Mas o momento mais tocante da noite chegou no encerramento, quando Jim Carrey regressou ao palco para apresentar Toni Cornell, a filha mais nova de Chris. Acompanhada por Nancy Wilson, das HEART, na guitarra acústica, Toni — agora com 21 anos — interpretou a colossal «Fell On Black Days» com uma vulnerabilidade que fez o tempo parecer suspenso. As câmaras mostraram lágrimas discretas entre os músicos e o público. A jovem cantora, que já tinha uma versão de «Nothing Compares 2 U», de Prince, gravada pelo pai antes da sua morte, mostrou que o legado Cornell e dos SOUNDGARDEN não é apenas musical, mas também humano e intergeracional.

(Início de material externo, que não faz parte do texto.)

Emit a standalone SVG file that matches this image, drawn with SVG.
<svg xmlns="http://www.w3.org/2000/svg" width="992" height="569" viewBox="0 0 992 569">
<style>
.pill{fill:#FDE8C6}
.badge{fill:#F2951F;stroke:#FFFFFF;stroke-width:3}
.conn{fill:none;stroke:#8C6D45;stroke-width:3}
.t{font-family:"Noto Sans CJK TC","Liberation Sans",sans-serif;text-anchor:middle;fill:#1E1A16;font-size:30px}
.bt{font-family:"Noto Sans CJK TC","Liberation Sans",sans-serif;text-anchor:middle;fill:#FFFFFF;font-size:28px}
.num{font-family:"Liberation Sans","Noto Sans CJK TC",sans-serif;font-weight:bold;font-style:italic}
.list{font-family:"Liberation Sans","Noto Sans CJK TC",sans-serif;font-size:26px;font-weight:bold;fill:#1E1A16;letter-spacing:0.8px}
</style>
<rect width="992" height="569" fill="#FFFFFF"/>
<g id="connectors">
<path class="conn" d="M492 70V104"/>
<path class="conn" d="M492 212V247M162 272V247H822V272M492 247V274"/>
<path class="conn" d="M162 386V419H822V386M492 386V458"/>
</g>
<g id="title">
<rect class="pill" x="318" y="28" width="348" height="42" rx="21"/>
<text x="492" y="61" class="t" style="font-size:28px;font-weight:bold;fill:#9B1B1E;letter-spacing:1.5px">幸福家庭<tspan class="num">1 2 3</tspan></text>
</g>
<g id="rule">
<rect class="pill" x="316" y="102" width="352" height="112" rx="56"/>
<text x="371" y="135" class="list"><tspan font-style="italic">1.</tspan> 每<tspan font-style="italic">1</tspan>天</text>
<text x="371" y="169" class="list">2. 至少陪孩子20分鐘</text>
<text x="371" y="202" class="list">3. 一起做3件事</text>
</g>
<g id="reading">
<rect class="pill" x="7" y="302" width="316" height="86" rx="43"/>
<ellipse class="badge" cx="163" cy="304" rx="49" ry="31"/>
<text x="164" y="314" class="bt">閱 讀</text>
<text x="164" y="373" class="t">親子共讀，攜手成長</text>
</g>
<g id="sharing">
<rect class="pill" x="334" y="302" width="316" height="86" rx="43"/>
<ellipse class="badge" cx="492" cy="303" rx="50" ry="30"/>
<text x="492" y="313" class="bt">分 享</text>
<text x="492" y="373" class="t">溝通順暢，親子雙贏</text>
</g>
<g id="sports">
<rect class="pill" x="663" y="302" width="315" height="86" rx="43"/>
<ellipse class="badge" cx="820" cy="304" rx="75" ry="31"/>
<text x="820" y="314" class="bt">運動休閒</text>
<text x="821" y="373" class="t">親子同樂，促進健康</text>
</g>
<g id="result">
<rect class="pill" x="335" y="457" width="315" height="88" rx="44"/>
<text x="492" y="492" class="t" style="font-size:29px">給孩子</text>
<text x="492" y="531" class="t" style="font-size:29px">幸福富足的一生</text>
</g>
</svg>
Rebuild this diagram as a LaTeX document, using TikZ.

Com Cantrell, McCready, Wilson e Carlile — todos com raízes profundas em Seattle — no palco, a cidade voltou a ser o coração pulsante da noite. A ausência de Cornell, embora omnipresente, foi transformada em celebração. O espírito do vocalista pairou sobre cada acorde, cada verso e cada olhar trocado entre os músicos.
Importa ainda recordar que, para muitos, a entrada dos SOUNDGARDEN no Rock & Roll Hall Of Fame representou o encerramento simbólico de um ciclo: com NIRVANA e PEARL JAM já consagrados, resta agora apenas os ALICE IN CHAINS para que se complete o panteão do grunge. No entanto, mais do que um marco histórico, a cerimónia de 2025 foi um tributo à resiliência da música nascida das ruas húmidas de Seattle, que transformou dor em arte e introspeção em catarse colectiva.
Antes de sair do palco, Thayil deixou no ar uma promessa há muito aguardada pelos fãs: o lançamento de um álbum póstumo dos SOUNDGARDEN com material inédito gravado com Chris Cornell. A noite, que começou como uma homenagem, terminou com a sensação de um renascimento — o som de uma banda que, mesmo sem o seu coração físico, continua a pulsar intensamente na alma do rock.